Thank you very much all your comments. I have this Z-4000 since 3 years ago. Yes, this Transformer has a fan; a few weeks ago started to make a strange noise, and checking now, I think the noise is in the fan. Probably is dirty (Try to mantain my trains in smoke & pet free home) or works erratic.

I live in Mexico City, and unfortunately, there is no MTH Service Center or distributor in my country, and shipping it to U.S.A would be expensive. I think that I have to open the transformer, any of you know how to open it and the tool I need?

MY BEST REGARDS.

Originally Posted by Juan Carlos Luna Viveros:

Dear Friends:

Thank you very much all your comments. I have this Z-4000 since 3 years ago. Yes, this Transformer has a fan; a few weeks ago started to make a strange noise, and checking now, I think the noise is in the fan. Probably is dirty (Try to mantain my trains in smoke & pet free home) or works erratic.

I live in Mexico City, and unfortunately, there is no MTH Service Center or distributor in my country, and shipping it to U.S.A would be expensive. I think that I have to open the transformer, any of you know how to open it and the tool I need?

MY BEST REGARDS.

Hello Juan. Welcome to the Forum from Mexico. Not sure what stores are available there. Sometimes you can go to a discount tool place or maybe Walmart. They make combination screw driver and socket sets with large numbers of different heads. These are usually inexpensive. I am not sure MTH would send you parts as they do no want the user servicing the Z4000 unit but you could give them a try. I imagine Mexico City is hot and maybe humid? So you want the fan in working order.

 

Dale H

Originally Posted by TinplateBob:

I took the fan out of mine 11 years ago because I didn't like the fan noise. It never draws much in the way of amps because it powers never more than 2 trains at a time. To those who are concerned with your electronic stuff over heating, remember transistor and chips are not as sensitive to heat as flesh. They can run OK very hot.

It might work that way but heat in general is the enemy of most any type electrical component.
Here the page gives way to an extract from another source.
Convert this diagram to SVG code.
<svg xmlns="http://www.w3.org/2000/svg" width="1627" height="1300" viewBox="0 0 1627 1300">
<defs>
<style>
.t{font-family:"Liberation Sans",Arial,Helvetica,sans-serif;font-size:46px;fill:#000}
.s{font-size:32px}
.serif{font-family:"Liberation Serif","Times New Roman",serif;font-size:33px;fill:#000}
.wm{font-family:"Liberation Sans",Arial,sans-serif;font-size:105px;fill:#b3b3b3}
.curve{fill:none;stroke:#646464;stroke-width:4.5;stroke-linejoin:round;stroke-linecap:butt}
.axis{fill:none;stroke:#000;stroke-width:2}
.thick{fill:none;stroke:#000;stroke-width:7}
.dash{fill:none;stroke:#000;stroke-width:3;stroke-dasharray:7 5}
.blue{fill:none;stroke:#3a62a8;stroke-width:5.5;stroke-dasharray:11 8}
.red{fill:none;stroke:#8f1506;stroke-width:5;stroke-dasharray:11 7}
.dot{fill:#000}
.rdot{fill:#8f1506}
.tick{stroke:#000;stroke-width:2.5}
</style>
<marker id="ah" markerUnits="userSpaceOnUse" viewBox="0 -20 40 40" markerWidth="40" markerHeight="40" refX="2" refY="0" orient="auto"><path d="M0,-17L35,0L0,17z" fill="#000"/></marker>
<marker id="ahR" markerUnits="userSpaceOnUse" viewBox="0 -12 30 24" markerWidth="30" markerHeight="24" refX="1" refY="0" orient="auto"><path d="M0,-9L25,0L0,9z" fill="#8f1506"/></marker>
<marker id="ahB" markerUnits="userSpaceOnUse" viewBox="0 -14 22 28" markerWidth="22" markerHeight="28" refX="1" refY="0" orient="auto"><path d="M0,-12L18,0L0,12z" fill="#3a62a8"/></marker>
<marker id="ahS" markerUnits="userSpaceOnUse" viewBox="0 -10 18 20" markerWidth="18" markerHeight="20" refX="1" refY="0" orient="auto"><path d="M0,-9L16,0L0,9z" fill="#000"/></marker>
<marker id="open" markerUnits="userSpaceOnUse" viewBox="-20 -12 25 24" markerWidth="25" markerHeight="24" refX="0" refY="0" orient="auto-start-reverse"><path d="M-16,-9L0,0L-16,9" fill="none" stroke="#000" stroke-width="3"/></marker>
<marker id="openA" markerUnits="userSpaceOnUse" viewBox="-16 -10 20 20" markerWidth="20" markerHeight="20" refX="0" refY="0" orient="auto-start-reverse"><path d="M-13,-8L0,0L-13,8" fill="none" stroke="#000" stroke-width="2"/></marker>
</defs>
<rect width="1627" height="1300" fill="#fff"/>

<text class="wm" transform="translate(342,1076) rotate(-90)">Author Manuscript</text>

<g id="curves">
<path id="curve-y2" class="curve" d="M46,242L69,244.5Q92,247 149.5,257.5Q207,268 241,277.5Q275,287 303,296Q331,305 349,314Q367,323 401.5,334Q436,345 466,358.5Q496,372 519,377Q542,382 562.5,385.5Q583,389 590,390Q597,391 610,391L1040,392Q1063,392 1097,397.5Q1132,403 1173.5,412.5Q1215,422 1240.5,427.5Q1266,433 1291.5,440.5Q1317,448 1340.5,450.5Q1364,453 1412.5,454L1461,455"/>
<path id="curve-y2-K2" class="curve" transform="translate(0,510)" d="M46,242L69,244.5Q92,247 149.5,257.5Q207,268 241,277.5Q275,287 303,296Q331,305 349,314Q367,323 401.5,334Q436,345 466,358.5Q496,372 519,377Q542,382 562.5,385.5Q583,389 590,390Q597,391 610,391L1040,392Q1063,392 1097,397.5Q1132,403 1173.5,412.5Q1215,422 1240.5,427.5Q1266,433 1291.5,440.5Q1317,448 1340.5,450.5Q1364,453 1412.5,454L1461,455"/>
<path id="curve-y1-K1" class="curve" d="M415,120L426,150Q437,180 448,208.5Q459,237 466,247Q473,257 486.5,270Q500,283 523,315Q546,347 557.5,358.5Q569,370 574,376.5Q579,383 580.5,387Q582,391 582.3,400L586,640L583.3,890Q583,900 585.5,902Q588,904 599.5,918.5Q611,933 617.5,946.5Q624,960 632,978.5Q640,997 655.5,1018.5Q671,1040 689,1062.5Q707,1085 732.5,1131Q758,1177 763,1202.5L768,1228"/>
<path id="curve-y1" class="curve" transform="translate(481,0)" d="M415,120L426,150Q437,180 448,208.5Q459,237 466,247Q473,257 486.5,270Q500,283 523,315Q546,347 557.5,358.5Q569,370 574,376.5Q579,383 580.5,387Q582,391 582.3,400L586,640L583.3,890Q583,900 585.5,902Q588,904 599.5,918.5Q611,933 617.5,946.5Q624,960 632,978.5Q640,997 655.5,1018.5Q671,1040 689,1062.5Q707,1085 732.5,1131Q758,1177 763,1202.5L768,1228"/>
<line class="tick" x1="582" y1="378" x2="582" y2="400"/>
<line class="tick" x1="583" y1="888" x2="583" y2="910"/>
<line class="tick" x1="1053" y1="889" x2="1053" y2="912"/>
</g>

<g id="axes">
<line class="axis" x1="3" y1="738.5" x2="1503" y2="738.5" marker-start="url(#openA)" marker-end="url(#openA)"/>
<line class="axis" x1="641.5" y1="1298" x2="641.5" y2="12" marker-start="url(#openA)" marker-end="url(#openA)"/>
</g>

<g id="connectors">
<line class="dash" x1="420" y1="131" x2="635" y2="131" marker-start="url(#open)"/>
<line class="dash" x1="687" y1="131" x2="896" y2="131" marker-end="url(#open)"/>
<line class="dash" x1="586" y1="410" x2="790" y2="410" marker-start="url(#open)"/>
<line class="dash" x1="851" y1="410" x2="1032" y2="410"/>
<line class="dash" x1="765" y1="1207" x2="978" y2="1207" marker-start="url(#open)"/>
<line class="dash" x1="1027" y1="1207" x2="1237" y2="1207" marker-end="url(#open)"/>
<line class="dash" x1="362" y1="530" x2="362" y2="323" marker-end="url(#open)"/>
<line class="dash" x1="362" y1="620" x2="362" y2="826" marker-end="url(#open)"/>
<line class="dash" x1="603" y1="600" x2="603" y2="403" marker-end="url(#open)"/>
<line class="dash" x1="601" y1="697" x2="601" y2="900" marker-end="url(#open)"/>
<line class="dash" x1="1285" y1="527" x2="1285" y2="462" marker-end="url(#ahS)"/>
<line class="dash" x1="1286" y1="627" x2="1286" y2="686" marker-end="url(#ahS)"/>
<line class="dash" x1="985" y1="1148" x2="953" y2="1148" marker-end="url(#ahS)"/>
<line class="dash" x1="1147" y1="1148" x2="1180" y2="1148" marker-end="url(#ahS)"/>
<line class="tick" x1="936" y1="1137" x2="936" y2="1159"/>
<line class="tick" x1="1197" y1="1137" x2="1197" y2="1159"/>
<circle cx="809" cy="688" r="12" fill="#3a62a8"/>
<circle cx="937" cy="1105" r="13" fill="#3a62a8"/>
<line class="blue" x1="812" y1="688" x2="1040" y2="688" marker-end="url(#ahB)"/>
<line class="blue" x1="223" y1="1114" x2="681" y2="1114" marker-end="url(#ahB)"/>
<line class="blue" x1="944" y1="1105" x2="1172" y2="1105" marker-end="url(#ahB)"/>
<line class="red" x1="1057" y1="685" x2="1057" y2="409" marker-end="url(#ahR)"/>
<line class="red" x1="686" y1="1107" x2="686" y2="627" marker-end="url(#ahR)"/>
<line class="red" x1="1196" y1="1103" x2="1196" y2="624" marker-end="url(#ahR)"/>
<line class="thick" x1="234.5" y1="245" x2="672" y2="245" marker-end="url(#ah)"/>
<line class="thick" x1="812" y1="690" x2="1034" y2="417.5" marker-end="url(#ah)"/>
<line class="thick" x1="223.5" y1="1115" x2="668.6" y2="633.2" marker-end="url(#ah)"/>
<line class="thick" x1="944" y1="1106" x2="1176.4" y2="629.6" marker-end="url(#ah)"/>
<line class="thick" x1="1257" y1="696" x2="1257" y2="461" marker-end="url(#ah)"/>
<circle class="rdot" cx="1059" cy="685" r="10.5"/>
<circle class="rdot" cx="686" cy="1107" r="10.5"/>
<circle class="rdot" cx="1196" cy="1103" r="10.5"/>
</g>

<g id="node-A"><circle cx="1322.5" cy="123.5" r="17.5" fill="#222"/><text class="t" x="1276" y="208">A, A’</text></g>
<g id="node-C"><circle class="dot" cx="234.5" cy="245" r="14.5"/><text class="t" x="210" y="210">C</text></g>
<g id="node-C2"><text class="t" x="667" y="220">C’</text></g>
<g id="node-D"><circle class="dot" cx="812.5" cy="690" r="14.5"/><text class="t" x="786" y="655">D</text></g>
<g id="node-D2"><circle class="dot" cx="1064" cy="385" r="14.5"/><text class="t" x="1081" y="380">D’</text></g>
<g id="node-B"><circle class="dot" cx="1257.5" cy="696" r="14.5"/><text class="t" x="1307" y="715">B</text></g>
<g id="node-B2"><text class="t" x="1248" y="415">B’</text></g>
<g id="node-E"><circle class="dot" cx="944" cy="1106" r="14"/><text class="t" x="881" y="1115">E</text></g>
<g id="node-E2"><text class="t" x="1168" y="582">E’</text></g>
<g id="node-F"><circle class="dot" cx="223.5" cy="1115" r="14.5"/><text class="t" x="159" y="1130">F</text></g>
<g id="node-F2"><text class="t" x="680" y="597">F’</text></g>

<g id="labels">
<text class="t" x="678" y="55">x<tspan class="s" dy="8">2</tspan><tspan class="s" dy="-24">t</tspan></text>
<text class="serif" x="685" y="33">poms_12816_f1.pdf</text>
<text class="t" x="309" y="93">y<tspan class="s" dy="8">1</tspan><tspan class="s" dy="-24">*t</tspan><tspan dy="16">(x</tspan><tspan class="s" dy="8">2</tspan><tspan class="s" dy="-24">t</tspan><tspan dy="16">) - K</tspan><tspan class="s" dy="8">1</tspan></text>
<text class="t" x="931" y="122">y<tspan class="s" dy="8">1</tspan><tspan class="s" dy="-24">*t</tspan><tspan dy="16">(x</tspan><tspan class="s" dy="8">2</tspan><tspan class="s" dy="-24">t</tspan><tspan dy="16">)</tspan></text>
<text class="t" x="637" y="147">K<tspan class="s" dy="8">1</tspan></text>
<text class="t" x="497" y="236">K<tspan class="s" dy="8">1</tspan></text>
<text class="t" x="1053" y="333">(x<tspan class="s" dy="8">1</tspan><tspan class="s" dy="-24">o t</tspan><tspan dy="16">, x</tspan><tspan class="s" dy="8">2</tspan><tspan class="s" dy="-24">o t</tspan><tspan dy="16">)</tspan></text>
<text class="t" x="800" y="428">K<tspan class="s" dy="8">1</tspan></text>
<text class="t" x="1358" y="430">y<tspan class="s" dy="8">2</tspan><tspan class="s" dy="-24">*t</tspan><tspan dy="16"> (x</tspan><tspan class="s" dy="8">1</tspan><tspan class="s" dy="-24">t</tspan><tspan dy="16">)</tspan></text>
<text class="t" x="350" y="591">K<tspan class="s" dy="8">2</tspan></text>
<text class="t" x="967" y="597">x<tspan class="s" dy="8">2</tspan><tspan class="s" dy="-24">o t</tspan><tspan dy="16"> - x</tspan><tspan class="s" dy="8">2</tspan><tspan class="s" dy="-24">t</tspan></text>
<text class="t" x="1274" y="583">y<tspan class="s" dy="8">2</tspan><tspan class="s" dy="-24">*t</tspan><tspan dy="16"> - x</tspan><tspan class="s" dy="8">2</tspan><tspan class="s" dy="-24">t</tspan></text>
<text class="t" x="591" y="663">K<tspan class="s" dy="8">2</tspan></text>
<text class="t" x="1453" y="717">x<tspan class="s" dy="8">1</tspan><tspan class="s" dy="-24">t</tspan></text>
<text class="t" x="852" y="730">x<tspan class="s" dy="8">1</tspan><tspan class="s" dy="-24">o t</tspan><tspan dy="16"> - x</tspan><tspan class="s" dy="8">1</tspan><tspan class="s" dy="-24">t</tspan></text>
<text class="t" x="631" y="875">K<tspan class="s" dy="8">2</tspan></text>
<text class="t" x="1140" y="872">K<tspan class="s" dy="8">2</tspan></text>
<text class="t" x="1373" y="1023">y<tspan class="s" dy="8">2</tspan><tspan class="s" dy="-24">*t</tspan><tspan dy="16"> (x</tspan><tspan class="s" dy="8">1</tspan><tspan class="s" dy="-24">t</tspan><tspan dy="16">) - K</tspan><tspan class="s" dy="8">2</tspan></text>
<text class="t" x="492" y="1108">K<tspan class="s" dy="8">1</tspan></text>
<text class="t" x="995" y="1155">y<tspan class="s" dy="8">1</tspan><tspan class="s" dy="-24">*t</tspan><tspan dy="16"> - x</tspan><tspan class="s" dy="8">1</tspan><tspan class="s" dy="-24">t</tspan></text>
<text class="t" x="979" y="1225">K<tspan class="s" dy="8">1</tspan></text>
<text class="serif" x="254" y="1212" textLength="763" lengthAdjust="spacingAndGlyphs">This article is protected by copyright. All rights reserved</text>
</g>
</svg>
The engineer put a fan on the unit for a reason.

 

Dale H

Originally Posted by Rod Stewart:

The PN for the replacement fan is BD5100001; available from MTH part for $24.

The first Z-4000 often developed a noisy fan. It was Jamicon unit.

The replacements are made by Sunon and their PN is KD1206PHB3.

Its a 50 mm square by 15 mm thick unit. You may be able to find something local to replace it.

 

Rod

I think my Z4000 was one of the first, dear Rod. Thank you very much for the information!

MY BEST REGARDS.

I bought my first Z-4000 years ago and the fan didn't work. At first I thought I needed a new fan, but it turned out that the fan was wired backwards and I just unsoldered and reversed the 2 wires and its ran perfect ever since. I don't know if it was assembled wrong at the factory or if someone changed the fan and wired it wrong as I bought it used.

 

I highly recommend the Z-4000 transformer as it puts out Pure Wave sine wave over many newer transformers available. It also has the amp and volt meters which are very helpful.

 

I also own PW ZW transformers which are good but aren't near as powerful and will overheat if loaded to high.

For PW transformers, you just have to keep in mind that their ratings were for input power, output power won't exceed more than about 80% of input power.  I tested a ZW(R) for maximum capacity and I got around 230 watts before the voltage dropped to below 15 volts, which I considered overloaded.  That was about 14.5 amps, and the breaker didn't trip with that load for about 10 minutes.

 

Another point is the wattage rating is only for full throttle, if you're only using half the transformer windings, you don't have even the 230 watts available. 

 

Modern transformers are usually rated by output power.